▸ **EXERCISE DIRECTIONS**
From the line with "Clone this chart in Plotly." to the line with "0.06, 0.19, 0.16]", both lines included, set down exactly those lines, please, and no others.

▸ **DATA FOR THE TASK**
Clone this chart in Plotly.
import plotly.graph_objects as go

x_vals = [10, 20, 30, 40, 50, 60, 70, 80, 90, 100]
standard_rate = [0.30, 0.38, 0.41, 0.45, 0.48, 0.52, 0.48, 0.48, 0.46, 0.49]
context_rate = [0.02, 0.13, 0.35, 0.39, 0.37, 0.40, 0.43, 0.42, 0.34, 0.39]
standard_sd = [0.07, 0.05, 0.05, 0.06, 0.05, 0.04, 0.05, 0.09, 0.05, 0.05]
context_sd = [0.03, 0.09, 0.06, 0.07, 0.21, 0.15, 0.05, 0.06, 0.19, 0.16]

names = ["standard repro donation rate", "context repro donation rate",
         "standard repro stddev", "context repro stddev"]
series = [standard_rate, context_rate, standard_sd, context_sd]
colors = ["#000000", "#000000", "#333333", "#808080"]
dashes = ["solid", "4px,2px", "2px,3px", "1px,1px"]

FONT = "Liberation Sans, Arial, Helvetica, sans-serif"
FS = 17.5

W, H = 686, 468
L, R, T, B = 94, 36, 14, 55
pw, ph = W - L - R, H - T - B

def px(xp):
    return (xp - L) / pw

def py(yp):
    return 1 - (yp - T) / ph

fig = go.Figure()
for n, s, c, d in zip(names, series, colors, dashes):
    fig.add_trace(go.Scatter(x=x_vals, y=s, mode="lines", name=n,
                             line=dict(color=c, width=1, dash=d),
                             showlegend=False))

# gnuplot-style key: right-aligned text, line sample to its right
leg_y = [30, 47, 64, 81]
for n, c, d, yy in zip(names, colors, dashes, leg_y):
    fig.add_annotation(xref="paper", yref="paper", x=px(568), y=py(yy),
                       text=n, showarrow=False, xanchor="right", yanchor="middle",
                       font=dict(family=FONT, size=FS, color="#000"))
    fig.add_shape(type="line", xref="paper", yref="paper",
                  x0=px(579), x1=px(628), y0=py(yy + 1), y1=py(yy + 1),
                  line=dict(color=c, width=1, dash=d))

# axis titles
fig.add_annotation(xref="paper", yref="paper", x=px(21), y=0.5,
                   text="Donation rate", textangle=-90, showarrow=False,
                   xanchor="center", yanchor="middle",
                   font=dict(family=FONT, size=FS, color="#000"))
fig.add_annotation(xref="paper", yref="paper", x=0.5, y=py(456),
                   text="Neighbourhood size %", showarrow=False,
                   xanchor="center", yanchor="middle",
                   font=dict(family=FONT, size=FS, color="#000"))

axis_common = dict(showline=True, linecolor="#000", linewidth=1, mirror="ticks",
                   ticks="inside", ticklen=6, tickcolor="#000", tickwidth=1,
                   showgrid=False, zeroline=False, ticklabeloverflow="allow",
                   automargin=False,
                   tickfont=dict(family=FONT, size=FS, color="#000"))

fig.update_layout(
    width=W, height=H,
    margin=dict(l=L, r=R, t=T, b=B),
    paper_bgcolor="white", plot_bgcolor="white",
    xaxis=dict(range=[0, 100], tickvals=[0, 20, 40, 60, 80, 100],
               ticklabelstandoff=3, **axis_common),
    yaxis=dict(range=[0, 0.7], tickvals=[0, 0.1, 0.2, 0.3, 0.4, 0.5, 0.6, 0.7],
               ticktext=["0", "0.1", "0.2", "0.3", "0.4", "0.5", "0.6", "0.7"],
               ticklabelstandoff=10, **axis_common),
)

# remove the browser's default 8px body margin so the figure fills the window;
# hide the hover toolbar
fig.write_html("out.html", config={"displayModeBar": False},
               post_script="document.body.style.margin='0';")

==

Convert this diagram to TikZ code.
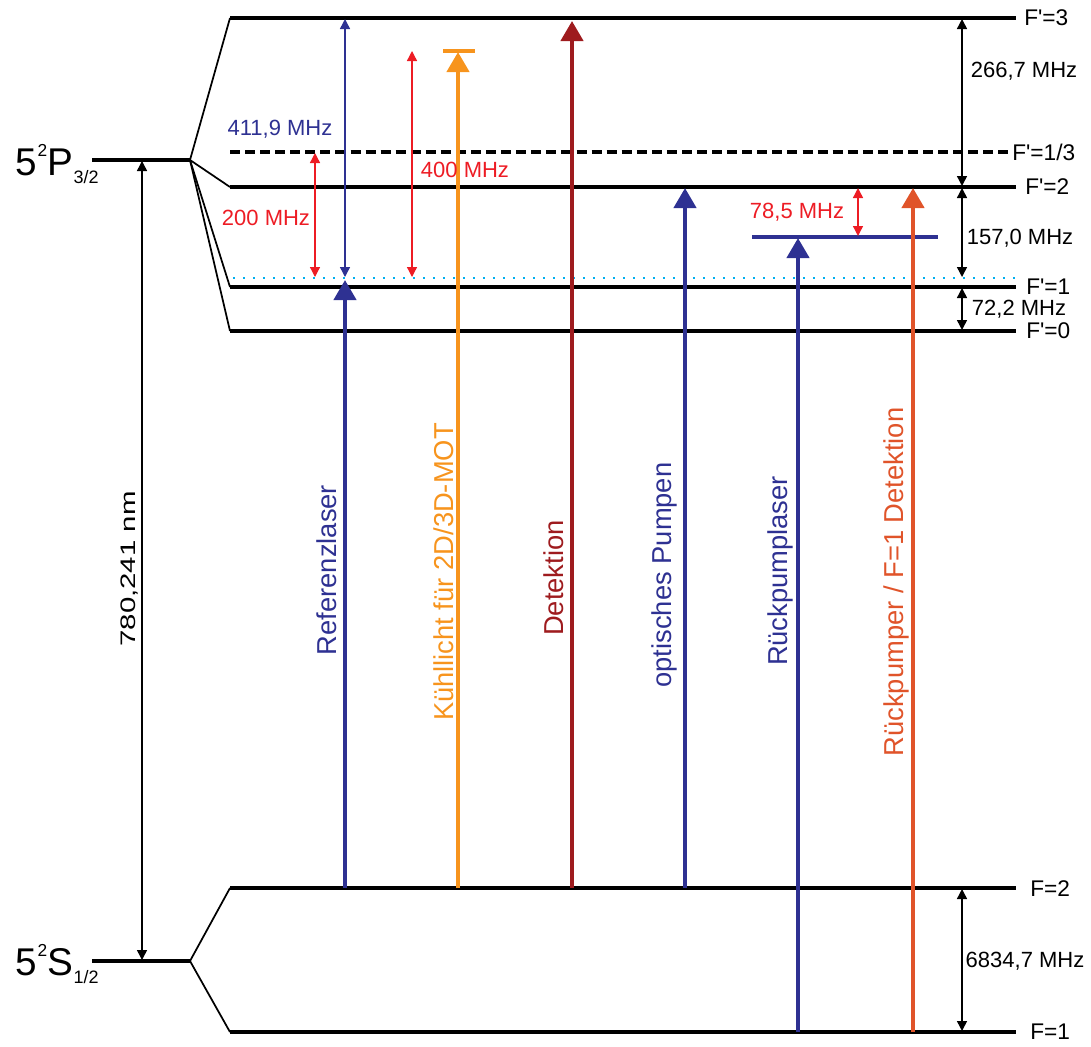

* * *

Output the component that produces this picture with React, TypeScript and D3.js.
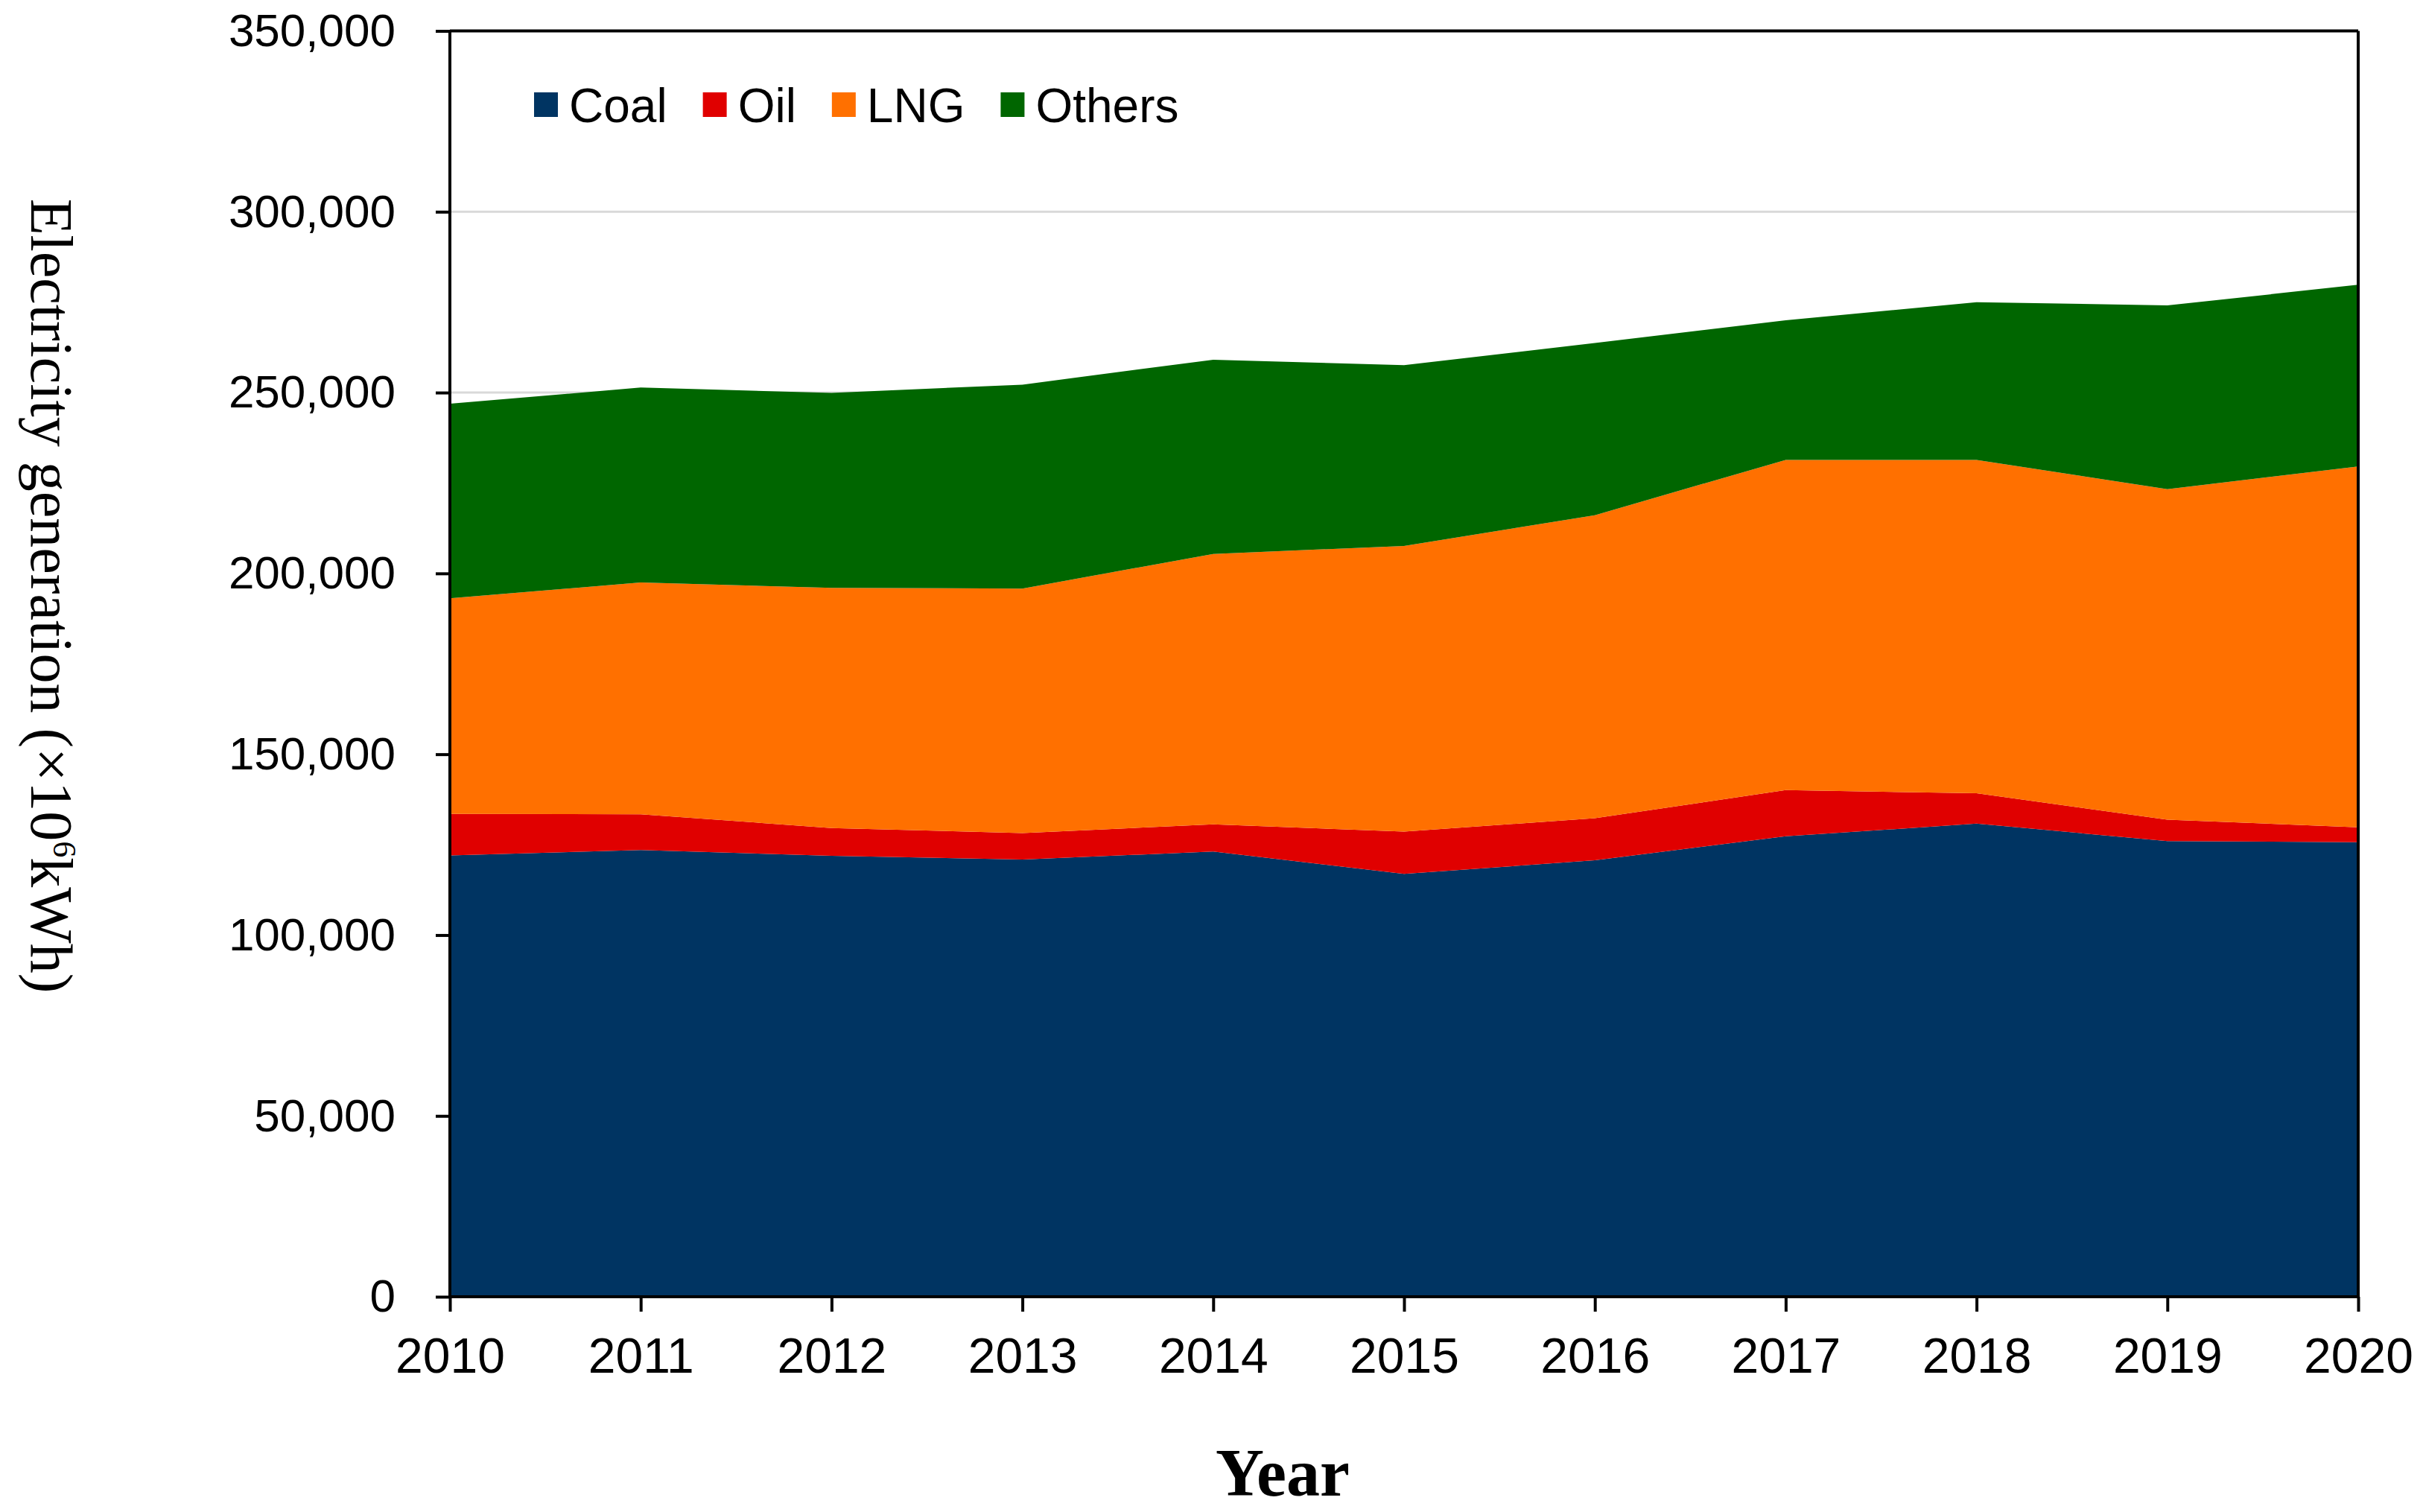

▸ **WRITTEN REPLY**
Clone this chart in Plotly.
import plotly.graph_objects as go

x_vals = [10, 20, 30, 40, 50, 60, 70, 80, 90, 100]
standard_rate = [0.30, 0.38, 0.41, 0.45, 0.48, 0.52, 0.48, 0.48, 0.46, 0.49]
context_rate = [0.02, 0.13, 0.35, 0.39, 0.37, 0.40, 0.43, 0.42, 0.34, 0.39]
standard_sd = [0.07, 0.05, 0.05, 0.06, 0.05, 0.04, 0.05, 0.09, 0.05, 0.05]
context_sd = [0.03, 0.09, 0.06, 0.07, 0.21, 0.15, 0.05, 0.06, 0.19, 0.16]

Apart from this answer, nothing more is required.